Monday’s warning was the latest in a long series of concerned notes from Kolanovic, who turned leery late last summer and has generally maintained a cautious bent since.

He’s hardly alone. Other popular top-down strategists including BofA’s Michael Hartnett and Morgan Stanley’s Mike Wilson are likewise skeptical of the notion that the worst is over for equities after 2022’s “crashless” bear market. Wilson reiterated familiar talking points on Monday, and Hartnett late last week.

“Overall, we continue to see long-term leading economic signals pointing to bad times while the market makes rosier assumptions,” Kolanovic went on, pointing to the latest vintage of the Fed’s senior loan officer survey, released to much fanfare last week.

The results of the survey showed banks continued to tighten standards over the last three months, while demand for credit collapsed. As discussed at some length in “The Lending Standards Canary,” the read-through for corporate profits and credit spreads is arguably foreboding.

“We are inclined to view signals like yield curve inversion and higher SLOOS lending standards as legitimate and the bullish market signals as undependable,” Marko said Monday, on the way to flagging poor breadth as a material risk. The chart below is updated.

Narrow market warnings are now a mainstay — a weekly clarion call of sorts. “Equal-weighted versus cap-weighted S&P 500 relative performance fell further last week and is quickly approaching the December 2021 lows, which preceded this bear market,” Wilson said, in his weekly.
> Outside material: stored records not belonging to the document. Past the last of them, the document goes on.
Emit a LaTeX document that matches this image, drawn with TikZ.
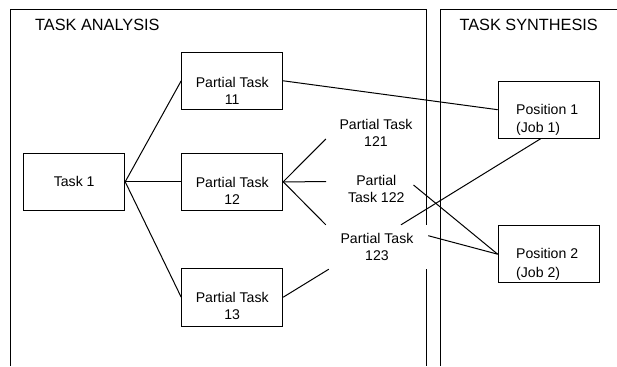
\documentclass[tikz,border=0pt]{standalone}
\usepackage{fontspec}
\setmainfont{Liberation Sans}
\usetikzlibrary{calc}
\begin{document}
\begin{tikzpicture}[x=1pt,y=-1pt,
  panel/.style={line width=1pt},
  box/.style={draw, line width=1pt, minimum width=101pt, minimum height=57pt, inner sep=0pt,
              font=\fontsize{14.1}{17}\selectfont},
  txt/.style={inner sep=0pt, align=center, font=\fontsize{14.1}{17}\selectfont},
  postxt/.style={inner sep=0pt, align=left, anchor=west, font=\fontsize{14.1}{18.5}\selectfont},
  title/.style={inner sep=0pt, anchor=base west, font=\fontsize{16.3}{19}\selectfont},
  link/.style={line width=1pt}]
\useasboundingbox (0,0) rectangle (617,366);

% the two panels, open at the bottom
\draw[panel] (10,366) -- (10,10) -- (426.5,10) -- (426.5,366);
\draw[panel] (440,366) -- (440,10) -- (617,10);
\node[title] (ta) at (35,30.7) {TASK ANALYSIS};
\node[title] (ts) at (459.3,30.7) {TASK SYNTHESIS};

% task decomposition
\node[box] (t1) at (74.2,181.8) {Task 1};
\node[box] (p11) at (232.2,80.8) {};
\node[txt] (p11t) at (232.2,90.8) {Partial Task\\11};
\node[box] (p12) at (232.2,181.8) {};
\node[txt] (p12t) at (232.2,191.3) {Partial Task\\12};
\node[box, minimum height=58pt] (p13) at (232.2,297.2) {};
\node[txt] (p13t) at (232.2,306) {Partial Task\\13};

% second-level partial tasks (borderless)
\node[txt, minimum width=100pt] (n121) at (376,133.3) {Partial Task\\121};
\node[txt, minimum width=100pt] (n122) at (376.3,189.2) {Partial\\Task 122};
\node[txt, fill=white, minimum width=102pt, minimum height=44pt] (n123) at (377,247) {Partial Task\\123};

% positions
\node[box] (pos1) at (548.7,109.7) {};
\node[postxt] (pos1t) at (516,119.7) {Position 1\\(Job 1)};
\node[box] (pos2) at (548.7,254.2) {};
\node[postxt] (pos2t) at (516,264.5) {Position 2\\(Job 2)};

% connectors
\draw[link] (t1.east) -- (p11.west);
\draw[link] (t1.east) -- (p12.west);
\draw[link] (t1.east) -- (p13.west);
\draw[link] (p11.east) -- (pos1.west);
\draw[link] (p12.east) -- ($(n121.west)+(0,5.7)$);
\draw[link] (p12.east) -- ($(n122.west)+(0,-7.5)$);
\draw[link] (p12.east) -- (n123.north west);
\draw[link] (p13.east) -- ($(n123.south west)+(3,0)$);
\draw[link] ($(pos1.south)+(-8,0)$) -- ($(n123.north)+(24,0)$);
\draw[link] ($(n122.east)+(-13,-4.2)$) -- (pos2.west);
\draw[link] ($(n123.east)+(0,-11.3)$) -- (pos2.west);
\end{tikzpicture}
\end{document}
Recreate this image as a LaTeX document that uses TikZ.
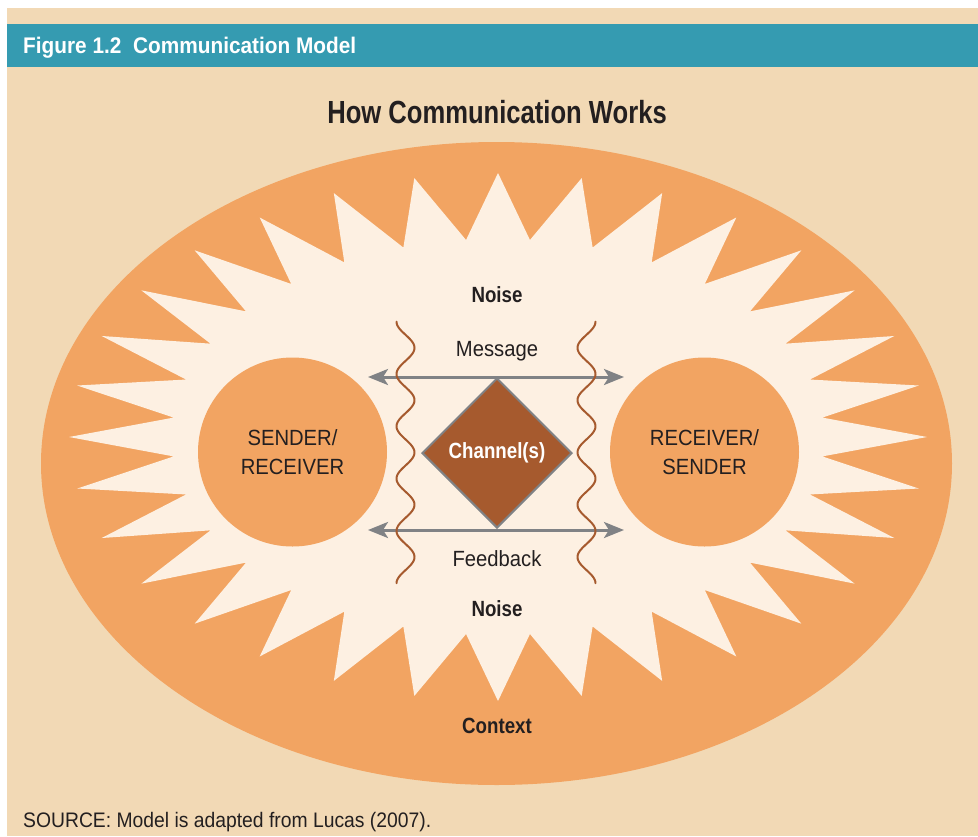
\documentclass[tikz,border=0pt]{standalone}
\usepackage{fontspec}
\setmainfont{Liberation Sans}[FakeStretch=0.92]
\newfontfamily\boldcond{Liberation Sans}[FakeStretch=0.85]
\newfontfamily\titlecond{Liberation Sans}[FakeStretch=0.80]
\usetikzlibrary{shapes.geometric, arrows.meta}

\definecolor{pagebg}{HTML}{F2D9B5}
\definecolor{barteal}{HTML}{359BB1}
\definecolor{contextfill}{HTML}{F2A462}
\definecolor{noisefill}{HTML}{FDF0E2}
\definecolor{channelfill}{HTML}{A65A2E}
\definecolor{arrowgray}{HTML}{808285}
\definecolor{ink}{HTML}{231F20}

\begin{document}
\begin{tikzpicture}[x=1pt, y=-1pt,
  txt/.style={text=ink, inner sep=0pt, anchor=base},
  boldlabel/.style={txt, font=\boldcond\bfseries\fontsize{22}{26}\selectfont},
  plainlabel/.style={txt, font=\fontsize{22}{26}\selectfont},
  party/.style={circle, fill=contextfill, minimum size=189pt, inner sep=0pt,
    align=center, text=ink, font=\fontsize{22}{29}\selectfont},
  flowtip/.tip={Stealth[length=20pt, width=16pt, inset=5pt]},
  flow/.style={arrowgray, line width=3pt, flowtip-flowtip},
  wave/.style={channelfill, line width=2pt, line cap=round},
]
\useasboundingbox (0,0) rectangle (978,836);
\fill[white] (0,0) rectangle (978,836);
\fill[pagebg] (7,8) rectangle (978,836);

% header bar
\fill[barteal] (7,24) rectangle (978,67);
\node[txt, anchor=base west, text=white, font=\bfseries\fontsize{22.6}{26}\selectfont]
  (figtitle) at (23,53.3) {Figure 1.2\hspace{6pt} Communication Model};
\node[txt, font=\titlecond\bfseries\fontsize{32}{36}\selectfont]
  (title) at (497,123) {How Communication Works};

% context ellipse
\fill[contextfill] (496.5,463.5) ellipse [x radius=455.5, y radius=321.5];

% noise starburst: 32 points alternating between two ellipses
\fill[noisefill] plot[samples at={0,...,63}, variable=\k]
  ({498 + (377.5+51.5*cos(\k*180))*cos(\k*5.625)},
   {437 - (231+33*cos(\k*180))*sin(\k*5.625)}) -- cycle;

% participants
\node[party] (sender) at (292.5,452) {SENDER/\\RECEIVER};
\node[party] (receiver) at (704.5,452) {RECEIVER/\\SENDER};

% channel
\node[diamond, fill=channelfill, draw=arrowgray, line width=2pt,
  minimum width=150pt, minimum height=150pt, inner sep=0pt, text=white,
  font=\boldcond\bfseries\fontsize{22}{26}\selectfont]
  (channel) at (497,453) {Channel(s)};

% message and feedback flows
\coordinate (msgL) at (368,377);
\coordinate (msgR) at (624,377);
\coordinate (fbL) at (368,530);
\coordinate (fbR) at (624,530);
\draw[flow] (msgL) -- (msgR);
\draw[flow] (fbL) -- (fbR);

% noise waves (period 52.3, five full periods)
\draw[wave] plot[domain=0:261.5, samples=180, smooth, variable=\t]
  ({405.5 - 9*cos(\t*6.8834)}, {321.7+\t});
\draw[wave] plot[domain=0:261.5, samples=180, smooth, variable=\t]
  ({586.5 + 9*cos(\t*6.8834)}, {321.7+\t});

% labels
\node[boldlabel] (noisetop) at (497,302.7) {Noise};
\node[plainlabel] (message) at (497,356.7) {Message};
\node[plainlabel] (feedback) at (497,566.7) {Feedback};
\node[boldlabel] (noisebottom) at (497,616.7) {Noise};
\node[boldlabel] (context) at (497,733.3) {Context};
\node[txt, anchor=base west, font=\fontsize{21}{25}\selectfont]
  (source) at (23,827) {SOURCE: Model is adapted from Lucas (2007).};
\end{tikzpicture}
\end{document}
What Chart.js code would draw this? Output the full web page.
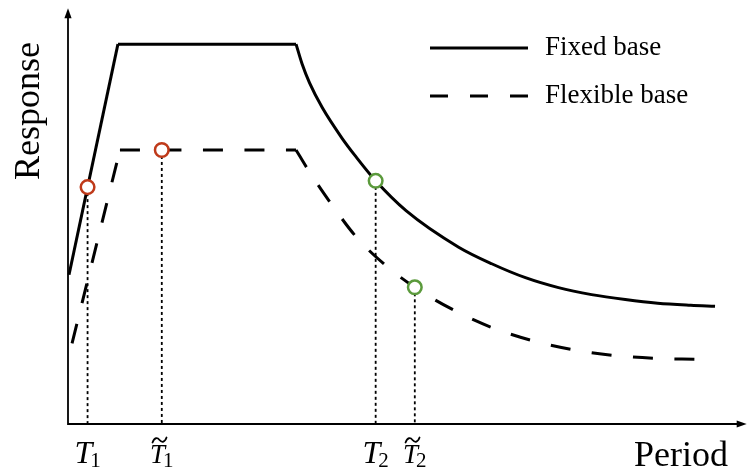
<!DOCTYPE html>
<html>
<head>
<meta charset="utf-8">
<title>Response spectrum</title>
<script src="https://cdn.jsdelivr.net/npm/chart.js@4.4.1/dist/chart.umd.min.js"></script>
<style>
  html, body { margin: 0; padding: 0; background: #fff; }
  #wrap { width: 752px; height: 474px; }
</style>
</head>
<body>
<div id="wrap"><canvas id="spectrum" width="752" height="474"></canvas></div>
<script>
// Fixed base spectrum: linear rise + plateau, then the descending branch
const fixedRisePeriod = [0.015, 0.74, 3.38];
const fixedRiseResponse = [0.45, 1.145, 1.145];
const fixedDecayPeriod = [3.38, 3.47, 3.58, 3.77, 4.06, 4.27, 4.56, 5.01, 5.79, 6.28, 6.78, 7.27, 7.76, 8.26, 8.74, 9.23, 9.59];
const fixedDecayResponse = [1.145, 1.085, 1.028, 0.953, 0.862, 0.805, 0.733, 0.643, 0.533, 0.483, 0.441, 0.411, 0.390, 0.375, 0.364, 0.358, 0.355];

// Flexible base spectrum
const flexRisePeriod = [0.06, 0.77, 3.38];
const flexRiseResponse = [0.243, 0.826, 0.826];
const flexDecayPeriod = [3.38, 3.55, 3.90, 4.28, 4.71, 5.14, 5.72, 6.28, 6.87, 7.46, 8.08, 8.70, 9.31];
const flexDecayResponse = [0.826, 0.769, 0.664, 0.562, 0.478, 0.412, 0.343, 0.291, 0.252, 0.225, 0.207, 0.198, 0.195];

// marked periods
const markerPeriods = [0.29, 1.39, 4.56, 5.14];
const markerResponses = [0.714, 0.826, 0.733, 0.412];
const markerLabels = ['T\u2081', 'T\u0303\u2081', 'T\u2082', 'T\u0303\u2082'];
const markerColors = ['#bf3a1a', '#bf3a1a', '#5b9a3c', '#5b9a3c'];

const seriesNames = ['Fixed base', 'Flexible base'];
const axisTitles = { x: 'Period', y: 'Response' };

const SERIF = '"Liberation Serif", "Times New Roman", serif';
const DASH = [20, 21.5];

function points(xs, ys) {
    return xs.map((x, i) => ({ x: x, y: ys[i] }));
}

function curve(label, data, dash, smooth) {
    return {
        label: label,
        data: data,
        borderColor: '#000',
        borderWidth: 3,
        borderDash: dash,
        borderCapStyle: 'butt',
        pointRadius: 0,
        fill: false,
        cubicInterpolationMode: smooth ? 'monotone' : 'default',
        tension: 0,
        order: 2
    };
}

// straight pieces are stroked one by one so each starts with a fresh dash
function spectrum(label, riseX, riseY, decayX, decayY, dash) {
    const rise = points(riseX, riseY);
    const out = [];
    for (let i = 0; i < rise.length - 1; i++) {
        out.push(curve(i === 0 ? label : null, [rise[i], rise[i + 1]], dash, false));
    }
    out.push(curve(null, points(decayX, decayY), dash, true));
    return out;
}

const datasets = [
    {
        label: 'markers',
        data: points(markerPeriods, markerResponses),
        showLine: false,
        pointRadius: 6.8,
        pointBorderWidth: 2.5,
        pointBackgroundColor: '#fff',
        pointBorderColor: markerColors,
        order: 0
    },
    ...spectrum(seriesNames[0], fixedRisePeriod, fixedRiseResponse, fixedDecayPeriod, fixedDecayResponse, []),
    ...spectrum(seriesNames[1], flexRisePeriod, flexRiseResponse, flexDecayPeriod, flexDecayResponse, DASH)
];

// dotted drop lines from each marker to the period axis
markerPeriods.forEach((t, i) => {
    datasets.push({
        label: null,
        data: [{ x: t, y: markerResponses[i] }, { x: t, y: 0 }],
        borderColor: '#000',
        borderWidth: 1.8,
        borderDash: [3, 3],
        pointRadius: 0,
        order: 3
    });
});

const subDigits = { '\u2081': '1', '\u2082': '2' };

function drawPeriodLabel(ctx, text, cx) {
    const tilde = text.indexOf('\u0303') >= 0;
    const sub = subDigits[text[text.length - 1]];
    const big = tilde ? 27 : 32;
    ctx.font = 'italic ' + big + 'px ' + SERIF;
    const wT = ctx.measureText('T').width;
    ctx.font = '21px ' + SERIF;
    const wS = ctx.measureText(sub).width;
    const x0 = cx - (wT + wS - 2) / 2;
    const base = 463;
    ctx.textAlign = 'left';
    ctx.textBaseline = 'alphabetic';
    ctx.font = 'italic ' + big + 'px ' + SERIF;
    ctx.fillText('T', x0, base);
    ctx.font = '21px ' + SERIF;
    ctx.fillText(sub, x0 + wT - 2, base + 4);
    if (tilde) {
        // wavy accent above the letter
        const tx = x0 + wT / 2 + 2;
        const ty = 440;
        ctx.save();
        ctx.lineWidth = 1.8;
        ctx.lineCap = 'round';
        ctx.beginPath();
        ctx.moveTo(tx - 7, ty + 2.5);
        ctx.bezierCurveTo(tx - 5, ty - 3, tx - 2, ty - 2.5, tx, ty);
        ctx.bezierCurveTo(tx + 2, ty + 2.5, tx + 5, ty + 3, tx + 7, ty - 2.5);
        ctx.stroke();
        ctx.restore();
    }
}

const spectrumFrame = {
    id: 'spectrumFrame',
    beforeDatasetsDraw(chart) {
        const { ctx, chartArea: a } = chart;
        ctx.save();
        ctx.strokeStyle = '#000';
        ctx.fillStyle = '#000';
        ctx.lineWidth = 1.8;
        ctx.beginPath();
        ctx.moveTo(a.left, a.top + 6);
        ctx.lineTo(a.left, a.bottom);
        ctx.lineTo(a.right - 2, a.bottom);
        ctx.stroke();
        // arrow heads
        ctx.beginPath();
        ctx.moveTo(a.left, a.top - 1);
        ctx.lineTo(a.left - 3.6, a.top + 9);
        ctx.lineTo(a.left + 3.6, a.top + 9);
        ctx.closePath();
        ctx.fill();
        ctx.beginPath();
        ctx.moveTo(a.right + 4, a.bottom);
        ctx.lineTo(a.right - 6, a.bottom - 3.6);
        ctx.lineTo(a.right - 6, a.bottom + 3.6);
        ctx.closePath();
        ctx.fill();
        ctx.restore();
    },
    afterDraw(chart) {
        const { ctx, scales } = chart;
        ctx.save();
        ctx.fillStyle = '#000';
        ctx.strokeStyle = '#000';

        // period labels under the axis
        markerLabels.forEach((txt, i) => {
            drawPeriodLabel(ctx, txt, scales.x.getPixelForValue(markerPeriods[i]));
        });

        // axis titles
        ctx.font = '36px ' + SERIF;
        ctx.textAlign = 'right';
        ctx.textBaseline = 'alphabetic';
        ctx.fillText(axisTitles.x, 728, 466);
        ctx.save();
        ctx.translate(39, 111);
        ctx.rotate(-Math.PI / 2);
        ctx.textAlign = 'center';
        ctx.fillText(axisTitles.y, 0, 0);
        ctx.restore();

        // legend
        const rows = [
            { name: seriesNames[0], dash: [], y: 48 },
            { name: seriesNames[1], dash: [18, 22], y: 96 }
        ];
        ctx.font = '27px ' + SERIF;
        ctx.textAlign = 'left';
        ctx.textBaseline = 'middle';
        rows.forEach(r => {
            ctx.lineWidth = 3;
            ctx.setLineDash(r.dash);
            ctx.beginPath();
            ctx.moveTo(430, r.y);
            ctx.lineTo(528, r.y);
            ctx.stroke();
            ctx.setLineDash([]);
            ctx.fillText(r.name, 545, r.y);
        });
        ctx.restore();
    }
};

new Chart(document.getElementById('spectrum').getContext('2d'), {
    type: 'line',
    data: { datasets: datasets },
    options: {
        responsive: false,
        animation: false,
        layout: { padding: { left: 68, right: 7, top: 8, bottom: 50 } },
        scales: {
            x: { type: 'linear', min: 0, max: 10, display: false },
            y: { type: 'linear', min: 0, max: 1.25, display: false }
        },
        plugins: {
            legend: { display: false },
            tooltip: { enabled: false }
        },
        datasets: { line: { clip: false } }
    },
    plugins: [spectrumFrame]
});
</script>
</body>
</html>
JPMorgan drove home the point, calling the divergence between cap-weighted and equal-weighted performance an “extreme distortion,” on the way to reminding investors that in a rally, you want more participation, not less, and you also need confirmation from a variety of cyclical signals. Currently, the bank despaired, “we have the exact opposite.”

Kolanovic and co. were pretty emphatic. “A rally built off a handful of stocks can easily reverse,” they wrote, adding that “while there may be substance in the ChatGPT euphoria, the question is whether it is enough to be the basis of a rally for the broader market.”